Aquila believes that reliance on an alternate plan, such as the Portland General Electric (PGE) corporate model, with its ring-fencing of Enron from the regulated utility, is misplaced, as it is unclear whether PGE will emerge as a viable concern.

Sharon Bonelli, a managing director at Fitch Ratings, adds in a recent report that ring-fencing techniques rarely provide total insulation of a U.S. utility from problems related to an insolvent parent.

"Even if affiliates are segregated in numerous ways, the presence of a single important unifier, such as a large intercompany loan or an intercompany supply contract critical to continuing operations may nullify all other ring-fencing efforts," she writes.

In an effort to strengthen ring-fencing efforts, FERC in June proposed new rules that would prevent holding companies from raiding their regulated affiliates for cash by making utilities give notice if their capitalization drops below 30 percent.

Moreover, one corporate restructuring specialist says the seizing of regulated assets in a bankruptcy is much more disruptive than pledging the equity or dividend stream from the regulated asset.

"The difference between pledging an asset within rate base as collateral and pledging an equity in a regulated company as collateral is very important," he offers.
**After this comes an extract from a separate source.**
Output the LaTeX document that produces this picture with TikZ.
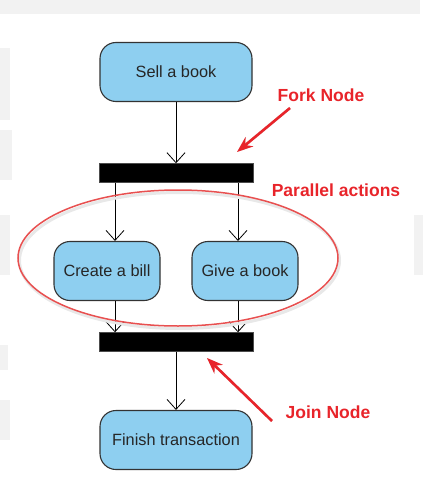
\documentclass[tikz,border=0pt]{standalone}
\usepackage{fontspec}
\setmainfont{Liberation Sans}
\usetikzlibrary{arrows.meta}
\definecolor{actfill}{HTML}{8ECFF0}
\definecolor{noteRed}{HTML}{E8242A}
\definecolor{ellRed}{HTML}{E85050}
\begin{document}
\begin{tikzpicture}[x=1pt,y=-1pt,
  action/.style={draw=black!80,line width=1.1pt,fill=actfill,rounded corners=16pt,
    minimum width=#1,minimum height=59pt,inner sep=0pt,font=\fontsize{16.3}{19}\selectfont,text=black!85},
  action/.default=152pt,
  bar/.style={fill=black,draw=black!70,minimum width=154pt,minimum height=19pt,inner sep=0pt},
  flow/.style={draw=black,line width=0.8pt,-{Straight Barb[length=10pt,width=18pt,line width=0.8pt]}},
  note/.style={text=noteRed,font=\bfseries\fontsize{17.5}{20}\selectfont},
  notearrow/.style={draw=noteRed,line width=2.6pt,-{Stealth[length=16pt,width=12pt]}}]
\useasboundingbox (0,0) rectangle (423,492);
% faint watermark shapes
\fill[black!5] (0,0) rectangle (420,14);
\fill[black!5] (0,48) rectangle (10,120);
\fill[black!5] (0,130) rectangle (12,180);
\fill[black!5] (0,215) rectangle (10,275);
\fill[black!5] (0,345) rectangle (8,370);
\fill[black!5] (0,400) rectangle (10,440);
\fill[black!5] (414,215) rectangle (423,275);
% nodes
\node[action] (sell) at (176,72) {Sell a book};
\node[bar] (fork) at (176,173) {};
\node[action=106pt] (bill) at (107,271) {Create a bill};
\node[action=106pt] (give) at (245,271) {Give a book};
\node[bar] (join) at (176,342) {};
\node[action] (finish) at (176,440) {Finish transaction};
% flows
\draw[flow] (sell) -- (fork);
\draw[flow] (fork.south -| 115,0) -- (bill.north -| 115,0);
\draw[flow] (fork.south -| 238,0) -- (give.north -| 238,0);
\draw[flow] (bill.south -| 115,0) -- (join.north -| 115,0);
\draw[flow] (give.south -| 238,0) -- (join.north -| 238,0);
\draw[flow] (join) -- (finish);
% ellipse
\draw[black!9,line width=3pt] (179.5,260.5) ellipse [x radius=160pt,y radius=68pt];
\draw[ellRed,line width=1.5pt] (178,258) ellipse [x radius=160pt,y radius=68pt];
% notes
\node[note] (forklbl) at (321,95) {Fork Node};
\node[note] (parlbl) at (336,190) {Parallel actions};
\node[note] (joinlbl) at (328,412) {Join Node};
\coordinate (forkstart) at (290,108);
\coordinate (forktip) at (237,152);
\coordinate (joinstart) at (272,421);
\coordinate (jointip) at (207,358);
\draw[notearrow,black!15,shift={(2,2)}] (forkstart) -- (forktip);
\draw[notearrow,black!15,shift={(2,2)}] (joinstart) -- (jointip);
\draw[notearrow] (forkstart) -- (forktip);
\draw[notearrow] (joinstart) -- (jointip);
\end{tikzpicture}
\end{document}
"If you pledge an asset within rate base as collateral then you are going to have a change in control in a particular asset. Somebody could foreclose on the asset and want to sell it or do something with it when there is a bankruptcy outside of the regulated entity.

"That seems to me to be much more disruptive than a potential change in control caused by creditors foreclosing on equity in a regulated entity, because you have changes in control on the equity on a regulated entity every day, every hour on the open market with the trading of equities," he says.

And what about Aquila?

In an ironic twist, Aquila now looks more and more like a traditional, stick-to-the-knitting electric utility. There is no longer any unregulated operation to worry about. Aquila claims its will be better off as a low-risk regulated utility.

Perhaps a pledge of assets might now serve as a means to that end.